De Hoge Raad:
- verklaart het beroep in cassatie gegrond,
- vernietigt de uitspraak van het Hof,
- vernietigt de uitspraak van de Rechtbank,
- vernietigt de uitspraak op bezwaar van de Inspecteur,
- wijzigt de hiervoor in 2.1.4 vermelde beschikking aldus dat daarin wordt bepaald dat belanghebbende (ook) na 31 december 2016 eigenrisicodrager WGA vast en WGA flex is,
- draagt de Inspecteur op aan belanghebbende te vergoeden het griffierecht dat belanghebbende heeft betaald voor de behandeling van het beroep en het hoger beroep van € 841.

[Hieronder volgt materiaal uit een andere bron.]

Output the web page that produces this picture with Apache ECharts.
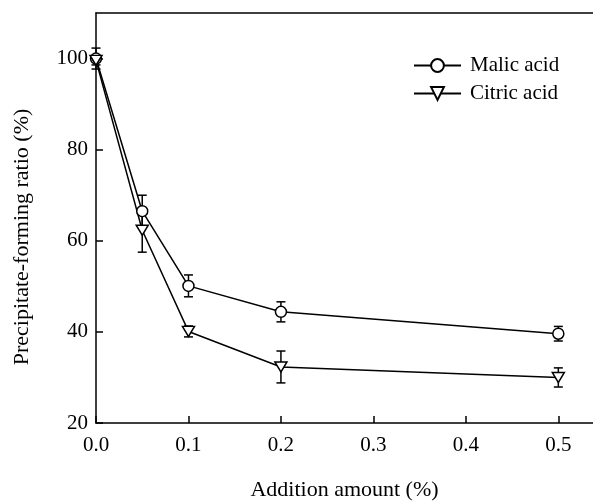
<!DOCTYPE html>
<html>
<head>
<meta charset="utf-8">
<script src="https://cdn.jsdelivr.net/npm/echarts@6/dist/echarts.min.js"></script>
<style>
html, body { margin: 0; padding: 0; background: #fff; }
#chart { width: 593px; height: 502px; }
</style>
</head>
<body>
<div id="chart"></div>
<script>
var addition = [0, 0.05, 0.1, 0.2, 0.5];
var malic = [100, 66.5, 50.1, 44.4, 39.6];
var malicErr = [2.3, 3.5, 2.4, 2.2, 1.6];
var citric = [99.6, 62.3, 40.1, 32.3, 30.0];
var citricErr = [1.0, 4.8, 1.2, 3.5, 2.1];
var xTicks = [0, 0.1, 0.2, 0.3, 0.4, 0.5];
var yTicks = [20, 40, 60, 80, 100];

var font = 'Liberation Serif';

function pairs(xs, ys) {
    return xs.map(function (x, i) { return [x, ys[i]]; });
}
function errData(xs, ys, es) {
    return xs.map(function (x, i) { return [x, ys[i] - es[i], ys[i] + es[i]]; });
}
function errorBars(params, api) {
    var lo = api.coord([api.value(0), api.value(1)]);
    var hi = api.coord([api.value(0), api.value(2)]);
    var w = 4.5;
    var st = { stroke: '#000', lineWidth: 1.5 };
    return {
        type: 'group',
        children: [
            { type: 'line', shape: { x1: lo[0], y1: lo[1], x2: hi[0], y2: hi[1] }, style: st },
            { type: 'line', shape: { x1: lo[0] - w, y1: lo[1], x2: lo[0] + w, y2: lo[1] }, style: st },
            { type: 'line', shape: { x1: hi[0] - w, y1: hi[1], x2: hi[0] + w, y2: hi[1] }, style: st }
        ]
    };
}

var chart = echarts.init(document.getElementById('chart'));
chart.setOption({
    animation: false,
    backgroundColor: '#fff',
    grid: { left: 96, top: 13, right: 0, bottom: 79, containLabel: false, outerBoundsMode: 'none' },
    legend: {
        orient: 'vertical',
        left: 408,
        top: 50,
        itemWidth: 47,
        itemHeight: 16,
        itemGap: 7,
        textStyle: { fontFamily: font, fontSize: 21, color: '#000', lineHeight: 21, padding: [0, 0, 0, 4] },
        data: ['Malic acid', 'Citric acid']
    },
    xAxis: [{
        type: 'value',
        min: 0,
        max: 0.5375,
        name: 'Addition amount (%)',
        nameLocation: 'middle',
        nameGap: 56,
        nameTextStyle: { fontFamily: font, fontSize: 22, color: '#000' },
        axisLine: { lineStyle: { color: '#000', width: 1.5 } },
        axisTick: { inside: true, length: 7, customValues: xTicks, lineStyle: { color: '#000', width: 1.5 } },
        axisLabel: {
            customValues: xTicks,
            fontFamily: font, fontSize: 21, color: '#000', margin: 12,
            formatter: function (v) { return v.toFixed(1); }
        },
        splitLine: { show: false }
    }, {
        type: 'value',
        position: 'top',
        min: 0,
        max: 0.5375,
        axisLine: { show: true, lineStyle: { color: '#000', width: 1.5 } },
        axisTick: { show: false },
        axisLabel: { show: false },
        splitLine: { show: false }
    }],
    yAxis: {
        type: 'value',
        min: 20,
        max: 110,
        name: 'Precipitate-forming ratio (%)',
        nameLocation: 'middle',
        nameGap: 63,
        nameTextStyle: { fontFamily: font, fontSize: 22, color: '#000', padding: [0, 38, 0, 0] },
        axisLine: { show: true, lineStyle: { color: '#000', width: 1.5 } },
        axisTick: { inside: true, length: 7, customValues: yTicks, lineStyle: { color: '#000', width: 1.5 } },
        axisLabel: { customValues: yTicks, fontFamily: font, fontSize: 21, color: '#000', margin: 8 },
        splitLine: { show: false }
    },
    series: [
        {
            type: 'custom',
            renderItem: errorBars,
            data: errData(addition, malic, malicErr),
            encode: { x: 0, y: [1, 2] },
            z: 1,
            silent: true
        },
        {
            type: 'custom',
            renderItem: errorBars,
            data: errData(addition, citric, citricErr),
            encode: { x: 0, y: [1, 2] },
            z: 1,
            silent: true
        },
        {
            name: 'Malic acid',
            type: 'line',
            data: pairs(addition, malic),
            symbol: 'circle',
            symbolSize: 11,
            lineStyle: { color: '#000', width: 1.5 },
            itemStyle: { color: '#fff', borderColor: '#000', borderWidth: 1.5 },
            z: 3
        },
        {
            name: 'Citric acid',
            type: 'line',
            data: pairs(addition, citric),
            symbol: 'triangle',
            symbolRotate: 180,
            symbolSize: [12, 10],
            lineStyle: { color: '#000', width: 1.5 },
            itemStyle: { color: '#fff', borderColor: '#000', borderWidth: 1.5 },
            z: 3
        }
    ]
});
</script>
</body>
</html>
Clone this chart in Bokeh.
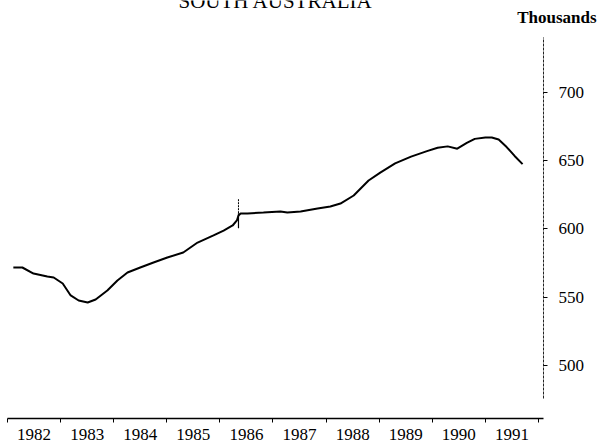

- veroordeelt de Inspecteur in de kosten van belanghebbende voor het geding bij de Rechtbank en het Hof, vastgesteld op een vierde van € 4.725, derhalve € 1.181,25 voor beroepsmatig verleende rechtsbijstand,
- draagt de Staatssecretaris van Financiën op aan belanghebbende te vergoeden het griffierecht dat belanghebbende voor de behandeling van het beroep in cassatie heeft betaald van € 519, en
- veroordeelt de Staatssecretaris van Financiën in de kosten van belanghebbende voor het geding in cassatie, vastgesteld op een vierde van € 2.363, derhalve € 590,75 voor beroepsmatig verleende rechtsbijstand.
Dit arrest is gewezen door de vice-president G. de Groot als voorzitter, en de raadsheren M.A. Fierstra, J. Wortel, A.F.M.Q. Beukers-van Dooren en P.A.G.M. Cools, in tegenwoordigheid van de waarnemend griffier F. Treuren, en in het openbaar uitgesproken op 27 maart 2020.